▸ Objective
Omit the pictures and output exactly the lines from the start of the entries through the line containing "const zip = (xs: number[], ys: number[])".
----------
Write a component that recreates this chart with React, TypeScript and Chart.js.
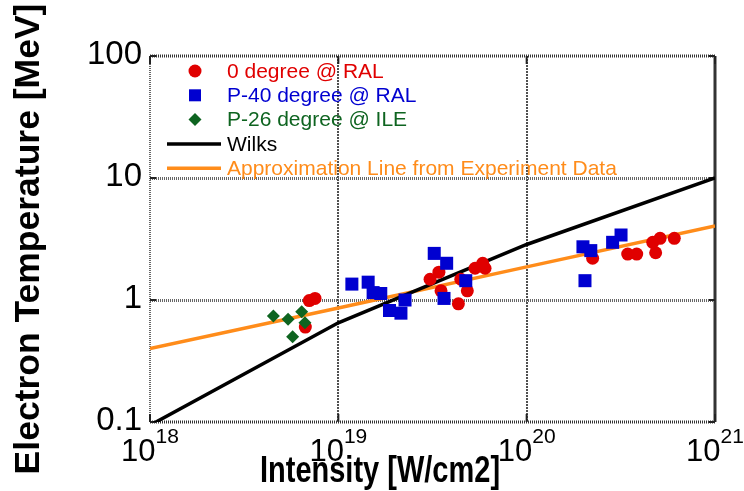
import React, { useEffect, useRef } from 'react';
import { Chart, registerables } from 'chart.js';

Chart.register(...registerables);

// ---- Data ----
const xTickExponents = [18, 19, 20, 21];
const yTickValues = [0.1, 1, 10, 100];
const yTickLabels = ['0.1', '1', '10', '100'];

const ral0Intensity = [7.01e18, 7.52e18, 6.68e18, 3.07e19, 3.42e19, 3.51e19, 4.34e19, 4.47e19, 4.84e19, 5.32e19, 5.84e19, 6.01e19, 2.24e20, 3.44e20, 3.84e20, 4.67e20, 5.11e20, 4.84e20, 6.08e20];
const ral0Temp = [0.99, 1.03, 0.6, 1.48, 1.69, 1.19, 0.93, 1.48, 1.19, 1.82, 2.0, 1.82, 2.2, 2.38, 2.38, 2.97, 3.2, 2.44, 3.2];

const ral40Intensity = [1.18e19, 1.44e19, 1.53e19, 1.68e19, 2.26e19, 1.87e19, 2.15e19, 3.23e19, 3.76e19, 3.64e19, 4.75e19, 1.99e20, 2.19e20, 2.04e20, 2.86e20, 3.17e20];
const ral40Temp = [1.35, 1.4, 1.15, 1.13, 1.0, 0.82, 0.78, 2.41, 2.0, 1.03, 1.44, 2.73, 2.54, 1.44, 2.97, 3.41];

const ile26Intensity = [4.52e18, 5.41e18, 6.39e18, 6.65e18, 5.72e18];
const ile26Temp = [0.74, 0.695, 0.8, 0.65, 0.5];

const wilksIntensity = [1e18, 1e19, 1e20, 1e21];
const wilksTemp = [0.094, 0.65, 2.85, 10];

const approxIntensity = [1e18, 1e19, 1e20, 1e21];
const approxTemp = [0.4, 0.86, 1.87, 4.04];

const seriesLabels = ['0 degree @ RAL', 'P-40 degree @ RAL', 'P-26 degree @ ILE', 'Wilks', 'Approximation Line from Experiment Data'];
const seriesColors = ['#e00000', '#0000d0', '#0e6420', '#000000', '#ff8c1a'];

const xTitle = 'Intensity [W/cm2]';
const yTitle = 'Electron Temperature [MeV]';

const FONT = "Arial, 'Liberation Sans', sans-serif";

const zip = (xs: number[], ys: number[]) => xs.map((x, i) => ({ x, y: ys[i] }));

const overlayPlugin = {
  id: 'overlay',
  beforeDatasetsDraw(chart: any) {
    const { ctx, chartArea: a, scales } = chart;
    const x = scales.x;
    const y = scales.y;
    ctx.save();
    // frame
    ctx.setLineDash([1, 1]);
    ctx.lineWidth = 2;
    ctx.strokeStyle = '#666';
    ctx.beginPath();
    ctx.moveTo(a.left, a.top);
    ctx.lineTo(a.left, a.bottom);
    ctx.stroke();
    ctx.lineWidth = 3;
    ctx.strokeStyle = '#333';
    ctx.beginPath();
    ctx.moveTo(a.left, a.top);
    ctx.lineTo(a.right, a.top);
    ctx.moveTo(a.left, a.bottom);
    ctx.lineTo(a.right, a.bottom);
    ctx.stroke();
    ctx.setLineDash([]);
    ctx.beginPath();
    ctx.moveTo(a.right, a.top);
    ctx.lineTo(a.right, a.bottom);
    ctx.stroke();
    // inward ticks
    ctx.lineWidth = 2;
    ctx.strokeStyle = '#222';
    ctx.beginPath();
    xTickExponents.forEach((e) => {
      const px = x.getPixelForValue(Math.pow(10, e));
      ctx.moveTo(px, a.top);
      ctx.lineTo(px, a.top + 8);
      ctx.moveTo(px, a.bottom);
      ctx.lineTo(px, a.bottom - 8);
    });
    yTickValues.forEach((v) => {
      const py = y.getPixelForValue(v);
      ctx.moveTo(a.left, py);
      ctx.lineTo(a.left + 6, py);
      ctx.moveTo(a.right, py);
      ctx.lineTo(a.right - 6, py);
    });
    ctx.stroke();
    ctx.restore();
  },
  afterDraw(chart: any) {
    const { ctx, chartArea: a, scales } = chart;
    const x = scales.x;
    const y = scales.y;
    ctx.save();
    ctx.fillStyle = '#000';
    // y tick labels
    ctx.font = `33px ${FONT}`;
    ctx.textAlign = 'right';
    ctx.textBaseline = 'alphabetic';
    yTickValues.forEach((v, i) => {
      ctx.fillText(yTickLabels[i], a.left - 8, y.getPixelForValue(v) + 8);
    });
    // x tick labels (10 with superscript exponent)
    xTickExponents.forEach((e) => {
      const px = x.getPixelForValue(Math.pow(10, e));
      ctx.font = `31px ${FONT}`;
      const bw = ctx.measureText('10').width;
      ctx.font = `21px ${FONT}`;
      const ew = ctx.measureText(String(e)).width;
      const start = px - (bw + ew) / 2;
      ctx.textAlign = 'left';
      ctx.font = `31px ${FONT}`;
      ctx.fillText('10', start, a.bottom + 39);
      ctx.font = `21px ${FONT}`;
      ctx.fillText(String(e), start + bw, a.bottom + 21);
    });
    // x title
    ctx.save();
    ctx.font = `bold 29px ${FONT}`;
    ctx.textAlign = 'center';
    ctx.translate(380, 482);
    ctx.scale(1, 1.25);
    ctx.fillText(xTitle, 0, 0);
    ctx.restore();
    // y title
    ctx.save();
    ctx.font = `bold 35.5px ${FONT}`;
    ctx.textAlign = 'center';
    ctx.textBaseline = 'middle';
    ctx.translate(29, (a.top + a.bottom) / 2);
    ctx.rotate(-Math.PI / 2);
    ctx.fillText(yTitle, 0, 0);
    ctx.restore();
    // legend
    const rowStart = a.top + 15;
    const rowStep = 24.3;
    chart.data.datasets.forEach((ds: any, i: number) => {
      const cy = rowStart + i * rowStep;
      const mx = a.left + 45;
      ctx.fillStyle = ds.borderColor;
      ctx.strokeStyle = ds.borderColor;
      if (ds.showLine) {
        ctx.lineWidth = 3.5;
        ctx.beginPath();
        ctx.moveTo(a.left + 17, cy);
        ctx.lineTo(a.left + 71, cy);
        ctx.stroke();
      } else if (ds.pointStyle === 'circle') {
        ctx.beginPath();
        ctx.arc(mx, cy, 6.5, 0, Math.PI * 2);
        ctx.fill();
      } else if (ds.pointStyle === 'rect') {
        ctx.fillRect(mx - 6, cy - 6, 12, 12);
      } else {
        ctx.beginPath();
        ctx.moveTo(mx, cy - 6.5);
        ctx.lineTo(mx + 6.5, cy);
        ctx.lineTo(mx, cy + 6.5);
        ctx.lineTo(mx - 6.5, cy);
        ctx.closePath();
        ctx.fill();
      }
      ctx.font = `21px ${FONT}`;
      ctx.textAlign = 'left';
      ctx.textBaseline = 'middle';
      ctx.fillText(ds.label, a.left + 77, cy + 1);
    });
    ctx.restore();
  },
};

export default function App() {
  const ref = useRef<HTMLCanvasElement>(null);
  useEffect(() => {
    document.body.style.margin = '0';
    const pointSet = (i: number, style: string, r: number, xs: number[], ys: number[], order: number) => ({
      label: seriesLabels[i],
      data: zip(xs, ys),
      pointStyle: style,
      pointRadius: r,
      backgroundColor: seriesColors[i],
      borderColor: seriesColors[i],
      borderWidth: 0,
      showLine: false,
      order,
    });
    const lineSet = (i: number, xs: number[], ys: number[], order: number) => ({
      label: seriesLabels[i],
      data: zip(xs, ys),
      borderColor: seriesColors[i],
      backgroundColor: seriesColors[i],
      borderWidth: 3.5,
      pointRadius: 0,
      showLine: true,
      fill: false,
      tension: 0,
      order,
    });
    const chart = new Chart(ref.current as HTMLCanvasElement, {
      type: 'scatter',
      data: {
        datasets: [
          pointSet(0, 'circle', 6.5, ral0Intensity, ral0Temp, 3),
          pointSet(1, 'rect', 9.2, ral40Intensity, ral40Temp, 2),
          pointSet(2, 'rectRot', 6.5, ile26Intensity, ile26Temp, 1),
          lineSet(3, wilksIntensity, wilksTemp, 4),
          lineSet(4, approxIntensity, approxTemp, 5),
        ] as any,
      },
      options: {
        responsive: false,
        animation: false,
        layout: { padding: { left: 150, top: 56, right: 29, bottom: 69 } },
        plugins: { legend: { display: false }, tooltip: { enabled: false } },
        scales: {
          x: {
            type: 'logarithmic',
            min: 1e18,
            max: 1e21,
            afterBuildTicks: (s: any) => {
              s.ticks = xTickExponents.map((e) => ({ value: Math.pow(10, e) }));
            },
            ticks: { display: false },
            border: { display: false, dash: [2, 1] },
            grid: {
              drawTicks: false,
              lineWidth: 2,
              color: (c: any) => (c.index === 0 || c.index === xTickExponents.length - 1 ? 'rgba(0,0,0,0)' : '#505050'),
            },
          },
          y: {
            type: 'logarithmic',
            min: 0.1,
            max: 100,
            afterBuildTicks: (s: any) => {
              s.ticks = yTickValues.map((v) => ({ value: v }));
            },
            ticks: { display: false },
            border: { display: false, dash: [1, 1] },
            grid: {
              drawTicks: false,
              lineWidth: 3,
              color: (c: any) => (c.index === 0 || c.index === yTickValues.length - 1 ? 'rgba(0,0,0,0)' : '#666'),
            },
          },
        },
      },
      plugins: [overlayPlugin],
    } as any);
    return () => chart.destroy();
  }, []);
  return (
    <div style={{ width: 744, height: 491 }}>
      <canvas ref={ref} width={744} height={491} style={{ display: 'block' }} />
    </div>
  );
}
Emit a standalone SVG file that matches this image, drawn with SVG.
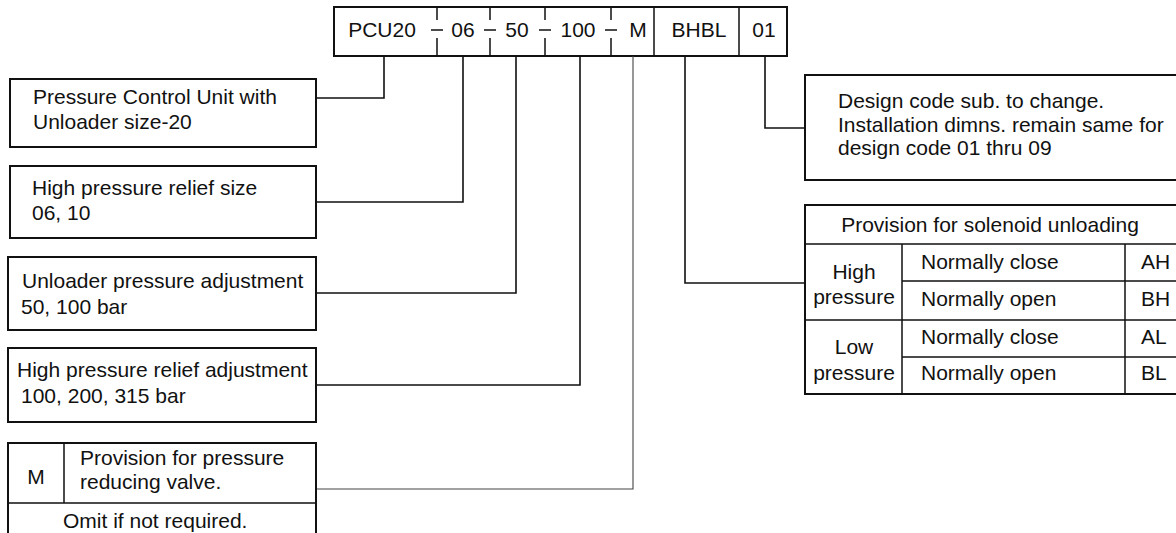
----------
▸ Task solution
Write a component that recreates this chart with React, TypeScript and Chart.js.
import React, { useEffect, useRef } from 'react';
import { Chart, registerables } from 'chart.js';

Chart.register(...registerables);

// ---- Data ----
const xTickExponents = [18, 19, 20, 21];
const yTickValues = [0.1, 1, 10, 100];
const yTickLabels = ['0.1', '1', '10', '100'];

const ral0Intensity = [7.01e18, 7.52e18, 6.68e18, 3.07e19, 3.42e19, 3.51e19, 4.34e19, 4.47e19, 4.84e19, 5.32e19, 5.84e19, 6.01e19, 2.24e20, 3.44e20, 3.84e20, 4.67e20, 5.11e20, 4.84e20, 6.08e20];
const ral0Temp = [0.99, 1.03, 0.6, 1.48, 1.69, 1.19, 0.93, 1.48, 1.19, 1.82, 2.0, 1.82, 2.2, 2.38, 2.38, 2.97, 3.2, 2.44, 3.2];

const ral40Intensity = [1.18e19, 1.44e19, 1.53e19, 1.68e19, 2.26e19, 1.87e19, 2.15e19, 3.23e19, 3.76e19, 3.64e19, 4.75e19, 1.99e20, 2.19e20, 2.04e20, 2.86e20, 3.17e20];
const ral40Temp = [1.35, 1.4, 1.15, 1.13, 1.0, 0.82, 0.78, 2.41, 2.0, 1.03, 1.44, 2.73, 2.54, 1.44, 2.97, 3.41];

const ile26Intensity = [4.52e18, 5.41e18, 6.39e18, 6.65e18, 5.72e18];
const ile26Temp = [0.74, 0.695, 0.8, 0.65, 0.5];

const wilksIntensity = [1e18, 1e19, 1e20, 1e21];
const wilksTemp = [0.094, 0.65, 2.85, 10];

const approxIntensity = [1e18, 1e19, 1e20, 1e21];
const approxTemp = [0.4, 0.86, 1.87, 4.04];

const seriesLabels = ['0 degree @ RAL', 'P-40 degree @ RAL', 'P-26 degree @ ILE', 'Wilks', 'Approximation Line from Experiment Data'];
const seriesColors = ['#e00000', '#0000d0', '#0e6420', '#000000', '#ff8c1a'];

const xTitle = 'Intensity [W/cm2]';
const yTitle = 'Electron Temperature [MeV]';

const FONT = "Arial, 'Liberation Sans', sans-serif";

const zip = (xs: number[], ys: number[]) => xs.map((x, i) => ({ x, y: ys[i] }));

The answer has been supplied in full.